Friday, 14 Jan 2011

Written by Rabbi Dr Michael Shire

Parashat Beshallach – Shabbat Shirah

In memoriam Deborah Lyn Friedman z’l (1951-2011)

 We have been singing to God for at least 3,200 years if the song in this week’s Torah portion is anything to go by. From the earliest times, music has been an integral form of Hebrew and Jewish worship exclaiming God’s power and majesty and expressing the human desire for transcendence and meaning. At the crucial moment of deliverance from the Egyptians pursuing them, the Israelites first led by Moses and then by Miriam break out in song in thankfulness and joy. Moses’ song (Exodus 15: 1-19), though scholars think now written by Miriam, is full of military victory and triumph reflecting a theology of the one God battling and overcoming an Egyptian god: No God can be like our God who can do such miraculous things. We take this line of poetry repeated in biblical parallelism ‘Mi chamocha…’ and incorporate it into our shacharit prayers. Noting that the song is sung in the 1st person singular, some pause before reciting it to recall those personal obstacles overcome through the week to be followed by this song of gratitude. Moses’ song is then followed by Miriam the Prophetess taking up her timbrel and dancing with the women. V’ta’an lahem Miriam (Exodus 15: 21)  Miriam chants on their behalf expressing the praise for God that all feel at this moment of redemption.

 Our Haftarah carries on this theme again with an ancient song ascribed to Deborah the Prophetess (Judges 5:1-31) who together with Barak sings aloud for the redemption of the People and in praise of a delivering God. It is not surprising that this Shabbat is named Shabbat Shirah. Tragically it is the week in which our world renowned Reform Jewish composer and singer Debbie Friedman died at the age of 59 with much more of her music still within her. Debbie’s compositions however have touched generations of Reform and Liberal Jews in all corners of the globe. She was able with her guitar to express praise to God through her melodies and Hebrew and English words many of which were poetic interpretations of biblical verses and liturgical prayers. Whether it is Miriam’s song or the Angels’ song or Mi Sheberach, her attempts to contemporise ancient expressions of exaltation and jubilation enable all of us today to sing again a new song to God.

It is no coincidence that the ancient women who led us in song are described as prophetesses. The rabbis ask, what is it that Miriam prophesied while Deborah is noted for her judgements rather than her prophecy. For some, Debbie Friedman was ‘just’ a singer. What we learn from our parasha and haftarah is that redemption is sealed with our songs of praise. Too often the People complain or fear the miracles or the Revelation in the wilderness but the moment of true appreciation, true understanding of God’s role in history is when music enables the souls to reach pure exaltation and transcend body and mind. Prophets lead us in identifying and marking those moments for us as individuals and for us as a People. Maimonides understood prophecy as the ability to discern the divine elements in the universe distinct from the ‘noise’ of the everyday.  The ‘noise’ is random and chaotic but music joins sounds together in patterns creating harmony and beauty that resonates with the soul’s vibrations.

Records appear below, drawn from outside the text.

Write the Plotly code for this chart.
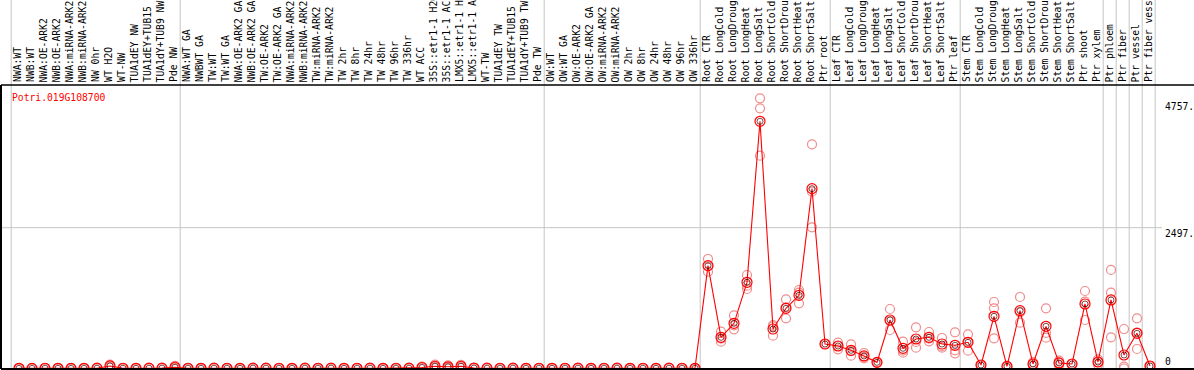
import plotly.graph_objects as go

samples = [
    "NWA:WT", "NWB:WT", "NWA:OE-ARK2", "NWB:OE-ARK2", "NWA:miRNA-ARK2", "NWB:miRNA-ARK2",
    "NW 0hr", "WT H2O", "WT-NW", "TUA1dEY NW", "TUA1dEY+TUB15 NW", "TUA1dY+TUB9 NW", "Pde NW",
    "NWA:WT GA", "NWBWT GA", "TW:WT", "TW:WT GA", "NWA:OE-ARK2 GA", "NWB:OE-ARK2 GA",
    "TW:OE-ARK2", "TW:OE-ARK2 GA", "NWA:miRNA-ARK2", "NWB:miRNA-ARK2", "TW:miRNA-ARK2",
    "TW:miRNA-ARK2", "TW 2hr", "TW 8hr", "TW 24hr", "TW 48hr", "TW 96hr", "TW 336hr",
    "WT ACC", "35S::etr1-1 H2O", "35S::etr1-1 ACC", "LMX5::etr1-1 H2O", "LMX5::etr1-1 ACC",
    "WT-TW", "TUA1dEY TW", "TUA1dEY+TUB15 TW", "TUA1dY+TUB9 TW", "Pde TW",
    "OW:WT", "OW:WT GA", "OW:OE-ARK2", "OW:OE-ARK2 GA", "OW:miRNA-ARK2", "OW:miRNA-ARK2",
    "OW 2hr", "OW 8hr", "OW 24hr", "OW 48hr", "OW 96hr", "OW 336hr",
    "Root CTR", "Root LongCold", "Root LongDrought", "Root LongHeat", "Root LongSalt",
    "Root ShortCold", "Root ShortDrought", "Root ShortHeat", "Root ShortSalt", "Ptr root",
    "Leaf CTR", "Leaf LongCold", "Leaf LongDrought", "Leaf LongHeat", "Leaf LongSalt",
    "Leaf ShortCold", "Leaf ShortDrought", "Leaf ShortHeat", "Leaf ShortSalt", "Ptr leaf",
    "Stem CTR", "Stem LongCold", "Stem LongDrought", "Stem LongHeat", "Stem LongSalt",
    "Stem ShortCold", "Stem ShortDrought", "Stem ShortHeat", "Stem ShortSalt",
    "Ptr shoot", "Ptr xylem", "Ptr phloem", "Ptr fiber", "Ptr vessel", "Ptr fiber vessel",
]

mean_values = [
    3, 2, 4, 3, 2, 3, 5, 45, 4, 3, 5, 6, 22,
    4, 3, 5, 4, 3, 6, 5, 4, 3, 5, 4, 6, 3, 4, 5, 3, 4, 5,
    18, 40, 30, 40, 8, 5, 4, 6, 3, 4,
    3, 4, 5, 3, 4, 5, 3, 4, 3, 5, 4, 3,
    1824, 553, 801, 1528, 4383, 700, 1067, 1298, 3189, 434,
    399, 322, 222, 109, 860, 358, 523, 553, 434, 411,
    464, 62, 925, 38, 1026, 80, 748, 98, 80, 1144, 115,
    1215, 239, 624, 44,
]

rep1 = [
    5, 4, 6, 5, 4, 5, 7, 70, 6, 5, 7, 9, 45,
    6, 5, 7, 6, 5, 8, 7, 6, 5, 7, 6, 8, 5, 6, 7, 5, 6, 7,
    35, 70, 55, 65, 12, 7, 6, 8, 5, 6,
    5, 6, 7, 5, 6, 7, 5, 6, 5, 7, 6, 5,
    1942, 653, 943, 1658, 4791, 771, 1227, 1392, 3975, 434,
    458, 429, 275, 109, 1055, 476, 730, 647, 541, 641,
    606, 62, 1179, 38, 1268, 115, 1067, 138, 80, 1374, 163,
    1747, 700, 890, 44,
]

rep2 = [
    2, 1, 3, 2, 1, 2, 4, 40, 3, 2, 4, 5, 15,
    3, 2, 4, 3, 2, 5, 4, 3, 2, 4, 3, 5, 2, 3, 4, 2, 3, 4,
    12, 30, 25, 35, 7, 4, 3, 5, 2, 3,
    2, 3, 4, 2, 3, 4, 2, 3, 2, 4, 3, 2,
    1717, 476, 695, 1410, 4614, 582, 890, 1156, 3136, 434,
    340, 228, 180, 109, 683, 281, 369, 482, 369, 269,
    316, 62, 1067, 38, 813, 44, 547, 98, 80, 1185, 115,
    1345, 32, 346, 44,
]

rep3 = [
    2, 1, 3, 2, 1, 2, 4, 25, 3, 2, 4, 4, 6,
    3, 2, 4, 3, 2, 5, 4, 3, 2, 4, 3, 5, 2, 3, 4, 2, 3, 4,
    7, 20, 10, 20, 5, 4, 3, 5, 2, 3,
    2, 3, 4, 2, 3, 4, 2, 3, 2, 4, 3, 2,
    1813, 530, 765, 1469, 3774, 747, 1084, 1346, 2503, 434,
    399, 309, 211, 109, 842, 317, 470, 530, 392, 323,
    470, 62, 535, 38, 997, 80, 630, 58, 80, 860, 67,
    553, 0, 636, 44,
]

gene_id = "Potri.019G108700"
y_tick_values = [4757, 2497, 0]
y_tick_labels = ["4757.", "2497.", "0"]
group_last_index = [-1, 12, 40, 52, 62, 72, 83, 84, 85, 86, 87]

W, H = 1194, 370
ML, MR, MT, MB = 1, 0, 85, 1
x_idx = list(range(len(samples)))

fig = go.Figure()

rep_x = x_idx * 3
rep_y = rep1 + rep2 + rep3
fig.add_trace(go.Scatter(
    x=rep_x, y=rep_y, mode="markers",
    marker=dict(symbol="circle-open", size=9, color="#f08c8c", line=dict(width=1.2)),
    hoverinfo="skip", showlegend=False,
))
fig.add_trace(go.Scatter(
    x=x_idx, y=mean_values, mode="lines+markers",
    line=dict(color="#ff0000", width=1.1),
    marker=dict(symbol="circle-open", size=10, color="#ff0000", line=dict(width=1.2)),
    text=samples, showlegend=False,
))
fig.add_trace(go.Scatter(
    x=x_idx, y=mean_values, mode="markers",
    marker=dict(symbol="circle-open", size=6, color="#400000", line=dict(width=0.7)),
    hoverinfo="skip", showlegend=False,
))

shapes = []
plot_h = H - MT - MB
top_ext = 1 + MT / plot_h
for g in group_last_index:
    shapes.append(dict(type="line", xref="x", yref="paper", x0=g + 0.4, x1=g + 0.4,
                       y0=0, y1=top_ext, line=dict(color="#c4c4c4", width=1), layer="below"))
shapes.append(dict(type="line", xref="paper", yref="y", x0=0, x1=(1162 - ML) / (W - ML - MR),
                   y0=y_tick_values[1], y1=y_tick_values[1],
                   line=dict(color="#c4c4c4", width=1), layer="below"))
# borders
shapes.append(dict(type="line", xref="paper", yref="paper", x0=0, x1=1, y0=1, y1=1,
                   line=dict(color="black", width=1.5)))
shapes.append(dict(type="line", xref="paper", yref="paper", x0=0, x1=1, y0=0, y1=0,
                   line=dict(color="black", width=2)))
shapes.append(dict(type="line", xref="paper", yref="paper", x0=0, x1=0, y0=0, y1=1,
                   line=dict(color="black", width=2)))

mono = "DejaVu Sans Mono"
annotations = []
for i, s in enumerate(samples):
    annotations.append(dict(x=i - 0.12, y=1, xref="x", yref="paper", text=s, showarrow=False,
                            textangle=-90, xanchor="center", yanchor="bottom", yshift=1,
                            font=dict(family=mono, size=9.7, color="black")))
annotations.append(dict(x=(10 - ML) / (W - ML - MR), y=1, xref="paper", yref="paper",
                        text=gene_id, showarrow=False, xanchor="left", yanchor="middle",
                        yshift=-12, font=dict(family=mono, size=9.7, color="#ff0000")))
for v, lab in zip(y_tick_values, y_tick_labels):
    annotations.append(dict(x=(1163 - ML) / (W - ML - MR), y=v, xref="paper", yref="y",
                            text=lab, showarrow=False, xanchor="left", yanchor="middle",
                            yshift=(7 if v == 0 else -6),
                            font=dict(family=mono, size=9.7, color="black")))

fig.update_layout(
    width=W, height=H,
    margin=dict(l=ML, r=MR, t=MT, b=MB, pad=0),
    paper_bgcolor="white", plot_bgcolor="white",
    xaxis=dict(range=[(1 - 19) / 13, (1194 - 19) / 13], showgrid=False, zeroline=False,
               showticklabels=False, ticks="", showline=False),
    yaxis=dict(range=[-9, 5027], showgrid=False, zeroline=False, showticklabels=False,
               ticks="", showline=False),
    shapes=shapes, annotations=annotations,
    hovermode="closest",
)

fig.write_html(
    "out.html",
    config={"displayModeBar": False},
    post_script="document.body.style.margin='0';document.body.style.padding='0';"
                "document.body.style.overflow='hidden';",
)
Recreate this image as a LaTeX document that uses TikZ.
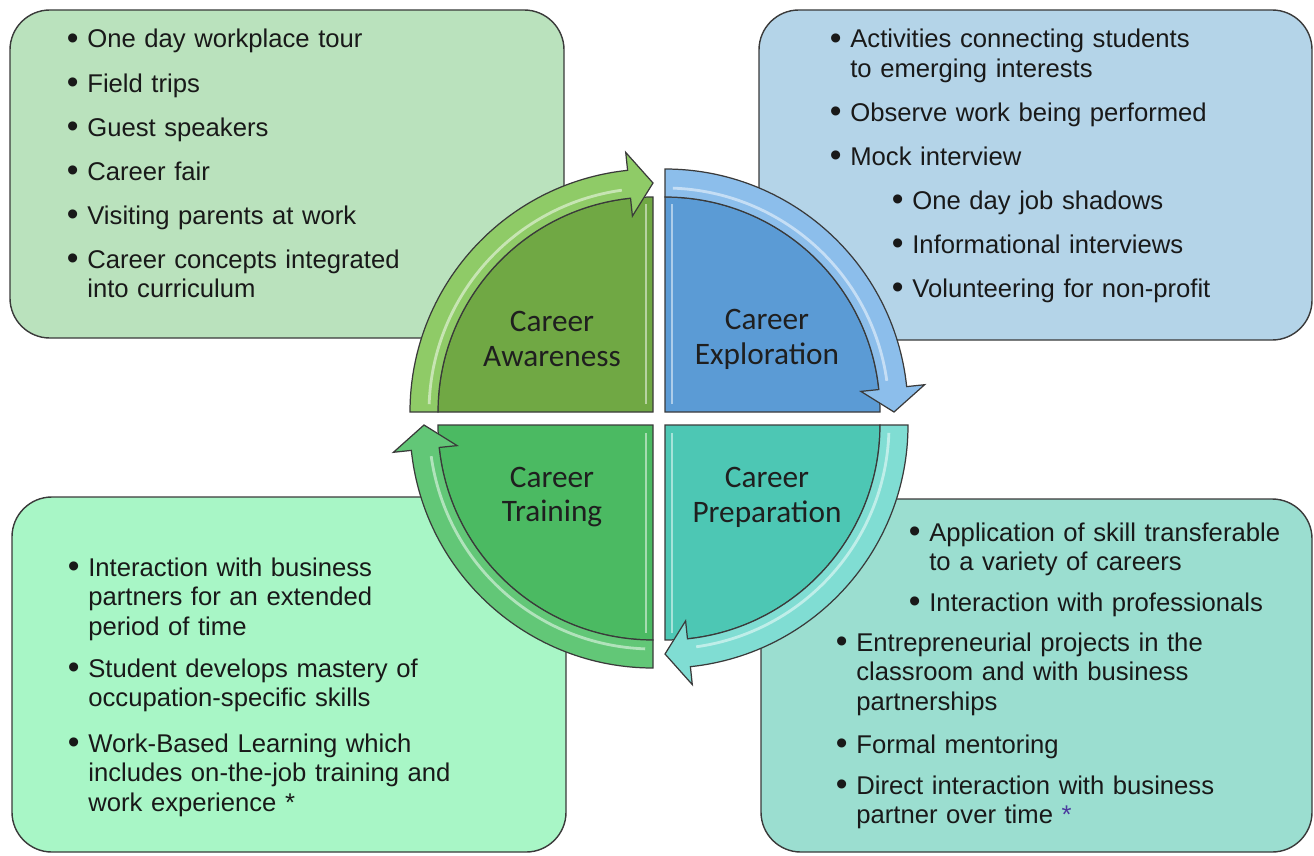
\documentclass[tikz,border=0pt]{standalone}
\usepackage{fontspec}
\setmainfont{Liberation Sans}
\newfontfamily\stagefont{Carlito}
\usetikzlibrary{calc}

\definecolor{awarebox}{HTML}{BAE2BD}
\definecolor{explorebox}{HTML}{B4D4E8}
\definecolor{trainbox}{HTML}{A8F6C6}
\definecolor{prepbox}{HTML}{9BDED0}
\definecolor{awarefill}{HTML}{70A844}
\definecolor{awareband}{HTML}{8FCB67}
\definecolor{explorefill}{HTML}{5B9BD5}
\definecolor{exploreband}{HTML}{8CBEEB}
\definecolor{prepfill}{HTML}{4DC7B4}
\definecolor{prepband}{HTML}{80DDD3}
\definecolor{trainfill}{HTML}{4BBA62}
\definecolor{trainband}{HTML}{62C777}
\definecolor{edgegray}{HTML}{3A3A3A}
\definecolor{starpurple}{HTML}{4B3A9E}

\tikzset{
  infobox/.style={draw=edgegray, line width=0.8pt},
  item/.style={anchor=base west, inner sep=0pt, text width=8cm, align=left, font=\fontsize{14.6}{17}\selectfont, text=black!90},
  stagelabel/.style={align=center, inner sep=0pt, font=\stagefont\fontsize{17.8}{19.8}\selectfont, text=black!88},
  glint/.style={white, opacity=.5, line width=1.6pt},
}
\newcommand{\bul}{\llap{\raisebox{-1pt}{\fontsize{19}{17}\selectfont\textbullet}\hspace{5pt}}}

\begin{document}
\begin{tikzpicture}[x=0.02cm, y=-0.02cm]
	\useasboundingbox (0,0) rectangle (1314,855);
	\draw[infobox, fill=awarebox] (564,338) [rounded corners=22.7pt] -- (10,338) -- (10,10) -- (564,10) [sharp corners] -- cycle;% awareness box
	\draw[infobox, fill=explorebox] (759,340) [rounded corners=22.7pt] -- (759,10) -- (1312,10) -- (1312,340) [sharp corners] -- cycle;% exploration box
	\draw[infobox, fill=trainbox] (566,497) [rounded corners=22.7pt] -- (566,852) -- (12,852) -- (12,497) [sharp corners] -- cycle;% training box
	\draw[infobox, fill=prepbox] (761,499) [rounded corners=22.7pt] -- (1312,499) -- (1312,852) -- (761,852) [sharp corners] -- cycle;% preparation box

	% four quarters, each with its curved arrow
	\foreach \cx/\cy/\a/\v/\s/\sec/\band in {653/412/180/270/-1/awarefill/awareband, 665/412/270/270/1/explorefill/exploreband, 665/425/0/90/1/prepfill/prepband, 653/425/90/90/-1/trainfill/trainband}{
		\pgfmathsetmacro{\ah}{\a+84}
		\pgfmathsetmacro{\ae}{\a+90}
		\pgfmathsetmacro{\ga}{\a+2}
		\pgfmathsetmacro{\gb}{\a+82}
		\begin{scope}[shift={(\cx,\cy)}]
			\filldraw[fill=\sec, draw=edgegray, line width=0.7pt] (0,0) -- (\a:215) arc[start angle=\a, end angle=\ae, radius=215] -- cycle;% quarter disk
			\draw[glint] (\s*7, {sin(\v)*8}) -- (\s*7, {sin(\v)*208});% light strip on the straight edge
			\filldraw[fill=\band, draw=edgegray, line width=0.7pt] (\a:215) -- (\a:243) arc[start angle=\a, end angle=\ah, radius=243] -- (\ah:261) -- (\ae:229) -- (\ah:197) -- (\ah:215) arc[start angle=\ah, end angle=\a, radius=215] -- cycle;% arrow band
			\draw[glint] (\ga:224) arc[start angle=\ga, end angle=\gb, radius=224];
		\end{scope}
	}

	\node[stagelabel] (aware) at (552,339) {Career\\Awareness};
	\node[stagelabel] (explore) at (767,339) {Career\\Exploration};
	\node[stagelabel] (train) at (552,497) {Career\\Training};
	\node[stagelabel] (prep) at (767,497) {Career\\Preparation};

	% awareness items
	\node[item] (aw1) at (87,48) {\bul One day workplace tour};
	\node[item] (aw2) at (87,92) {\bul Field trips};
	\node[item] (aw3) at (87,136) {\bul Guest speakers};
	\node[item] (aw4) at (87,180) {\bul Career fair};
	\node[item] (aw5) at (87,224) {\bul Visiting parents at work};
	\node[item] (aw6) at (87,268) {\bul Career concepts integrated\\into curriculum};

	% exploration items
	\node[item] (ex1) at (850,48) {\bul Activities connecting students\\to emerging interests};
	\node[item] (ex2) at (850,121) {\bul Observe work being performed};
	\node[item] (ex3) at (850,165) {\bul Mock interview};
	\node[item] (ex4) at (912,209) {\bul One day job shadows};
	\node[item] (ex5) at (912,253) {\bul Informational interviews};
	\node[item] (ex6) at (912,297) {\bul Volunteering for non-profit};

	% training items
	\node[item] (tr1) at (88,576) {\bul Interaction with business\\partners for an extended\\period of time};
	\node[item] (tr2) at (88,677) {\bul Student develops mastery of\\occupation-specific skills};
	\node[item] (tr3) at (88,752) {\bul Work-Based Learning which\\includes on-the-job training and\\work experience *};

	% preparation items
	\node[item] (pr1) at (929,541) {\bul Application of skill transferable\\to a variety of careers};
	\node[item] (pr2) at (929,611) {\bul Interaction with professionals};
	\node[item] (pr3) at (856,651) {\bul Entrepreneurial projects in the\\classroom and with business\\partnerships};
	\node[item] (pr4) at (856,753) {\bul Formal mentoring};
	\node[item] (pr5) at (856,794) {\bul Direct interaction with business\\partner over time {\color{starpurple}*}};
\end{tikzpicture}
\end{document}
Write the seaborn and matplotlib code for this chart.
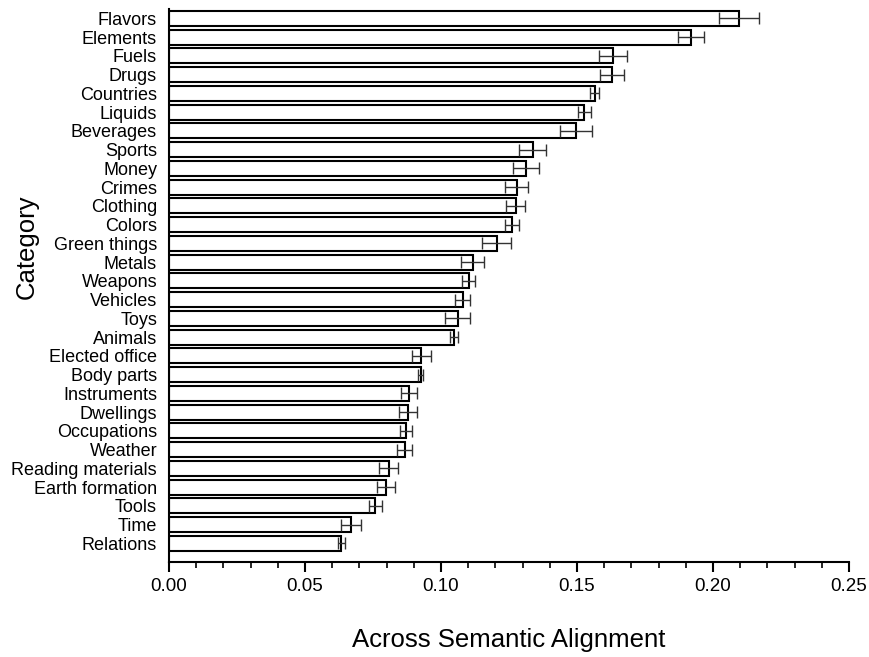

The prophetesses of Israel including Miriam, Deborah and Debbie Friedman singing to God and encouraging and enabling us to sing our ancient words with new meaning bring us to an encounter with the Divine. The meaning we make of our lives is the work of redemption in order that we can affirm God’s purpose for us and dedicate ourselves anew to the daily and weekly tasks of improving and repairing our world.

It is with a song that the world will be redeemed.

And the women dancing with their timbrels,
followed Miriam as she sang her song,
sing a song to the One whom we’ve exalted,
Miriam and the women danced and danced the whole night long
And Miriam was a weaver of unique variety
the tapestry she wove was one which sang our history.
With every strand and every thread she crafted her delight!
A woman touched with spirit, she dances toward the light
When Miriam stood upon the shores and gazed across the sea
the wonder of this miracle she soon came to believe.
Whoever thought the sea would part with an outstretched hand
and we would pass to freedom and march to the promised land!
And Miriam the prophet took her timbrel in her hand,
and all the women followed her just as she had planned,
and Miriam raised her voice in song-
She sang with praise and might
We’ve just lived through a miracle: We’re going to dance tonight!!


(From the album Songs Of The Spirit: The Debbie Friedman Anthology)


Rabbi Dr Michael Shire

January 2011

The views expressed in this D’var Torah do not necessarily reflect the position of Leo Baeck College.